To celebrate the long weekend, we also had the most amazing opportunity to go out on the land on Sunday! With a few other teachers all on ski-doo, we travelled with Janice, who is the vice principal at Nasivvik, in her “machine” that is heated on the inside. Although there was a brief hiccup, when the belt broke on the machine, we were fine sitting inside snacking on cookies when everyone else had their hands in the toolbox putting on a new belt (in all honesty- how much help would we have even been?). We were so happy that we were able to make it to the Flow Edge, which is where the ice meets the Arctic Ocean and the Northwest Passage, and we saw the most beautiful icebergs, the biggest cracks in the ice, and the mountains from up close. We enjoyed tea and a selection of raisin bread, banana bread, brownies, and baked bannock, while overlooking the dark ocean. It was one of the most amazing things we’ve ever seen, and places we’ve ever been. And after ten hours on the land, in show and ice, we were thankful beyond words that our neighbours had prepared a hot Sunday dinner for us, where Addie was probably most excited that they had ice cream. Many might say that we didn’t have the “real” experience since we weren’t pulled in a qamutiiq (which is a wooden sled), but we loved having the best seats in the house and didn’t mind the teachers calling us “city girls” whatsoever. Hailey has to admit though, that her Blundstones have maybe met their match.

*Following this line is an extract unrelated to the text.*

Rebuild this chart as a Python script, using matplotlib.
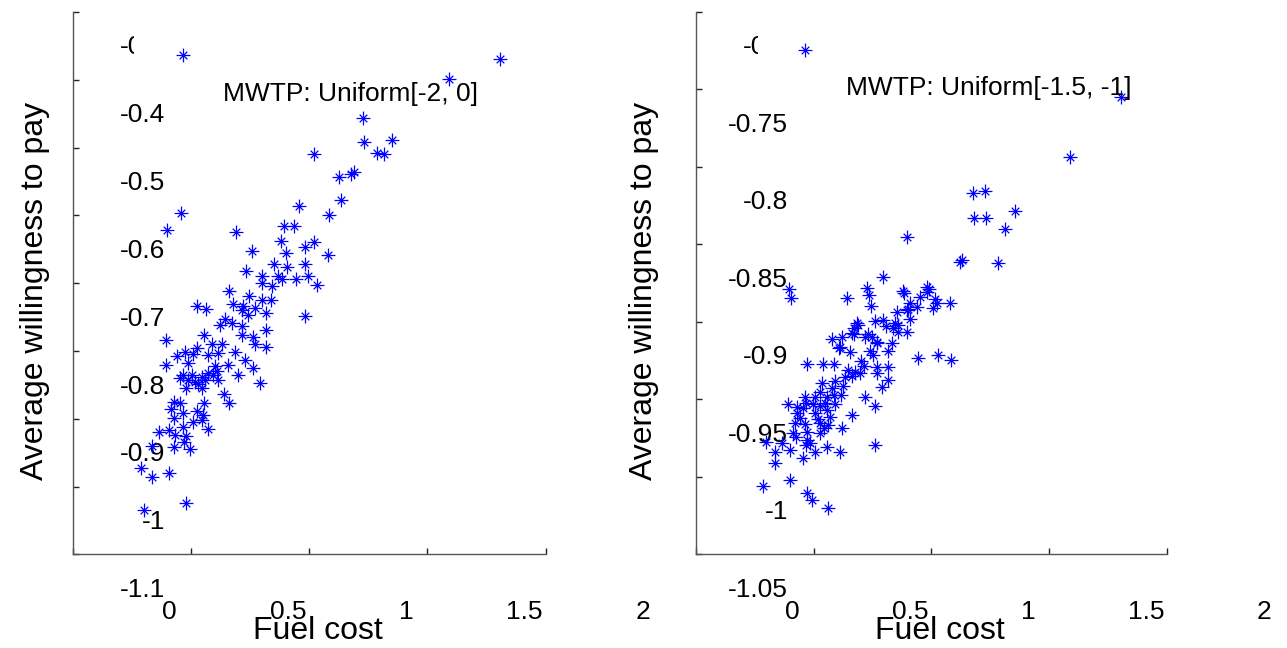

We also want to share our favourite, and funniest, story with you all real quick. Last week, Addie went to the grocery store on her own to buy bananas (for oatmeal- classic) and a few of the students accused her of stealing them. And now, ever since then, whenever they see Addie they sing “Somebody come get her, she’s stealing the bananas.” If they see her outside the school, in the school, or anywhere in the community, it does not matter- they will sing the song.
Also, if anyone is wondering, yes, we are very upset that the Winnipeg Jets lost their series.